A third options would be to have the base height passed into the instanced mesh patches like its global offset is now, saving a texture unit. However, it would be constant over the entire patch, and the patches can scale up to 2048x2048, so that's probably not an option. The texture should be fine.
Yay, more low-priority mysteries are being solved! I figured out why my screen space scaling was off. The way my projection matrix is set up, you specify the field of view, but for the Y axis, not the X axis. I've been using 60 degrees, which for a 16:9 screen means the horizontal FOV is actually 91.5 degrees.
Additionally, the distance a 1m block needs to be to take up exactly 1 px is Z = yRes / (2*tan(yFOV / 2)), so at 1080p, the cutoff is 935m. At 512m, the block is still 1.82 px in size.
And so on. Incidentally, a planet will take up at least 1px up to 4,675 km away.
What this means for us is that using a clipmap of 2048x2048 would require 3 full levels to cover the whole planet. DXT1 for two of the layers is 8MB. If the first level uses 2 bytes for indexing, that might be another 8MB. Not too bad, but none of that is the heightfields.
If we map to 1024x1024 and accept that it will switch before 1px resolution single pixel (which isn't necessarily bad, either), then we need 4 full levels. DXT1 for 3 of them is 3MB. Indexing on first one is 2MB. Let's say another 170 KB for the remaining mips.

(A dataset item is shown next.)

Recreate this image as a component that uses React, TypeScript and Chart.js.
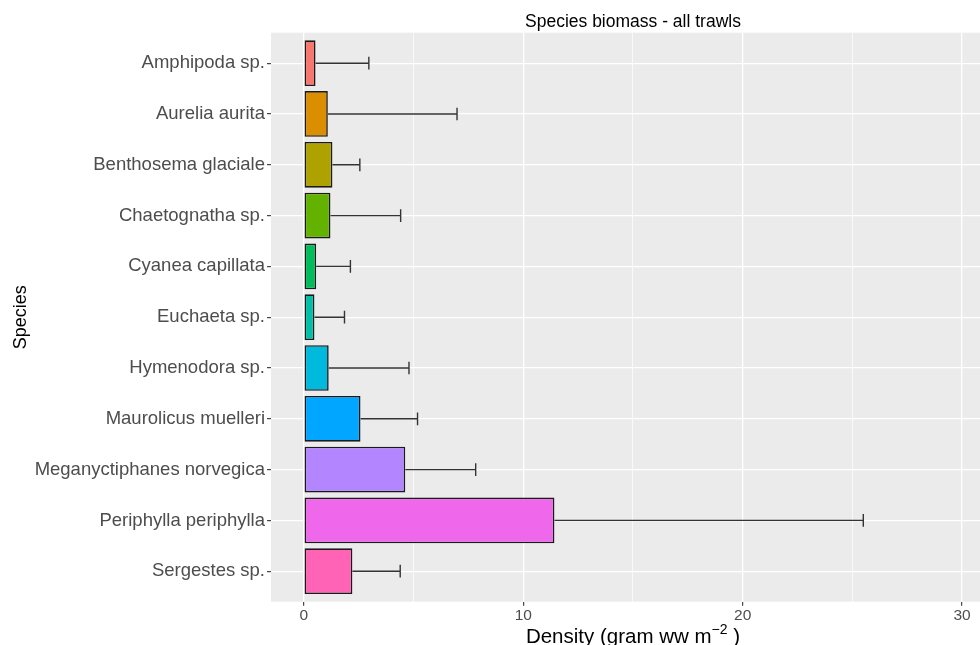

16 bit indexing could be encoded as r5g6b5, so 3 channels of 32,64,32 values. The way I imagine this working is you have up to 64 blockIDs indexed as the top block type, and 32 indexed for the blocks below it. You can have 1-32 of these blocks, and the rest will be rendered stone. If the actual block is not indexed, this can be patched over on a per-tile basis afterward.
The DXT colors are straight color values. Since they are mostly for sub-pixel blocks, they have no need for more than one color, and this will save some texture lookups. Each column will have two color values: one for the top and one for the side.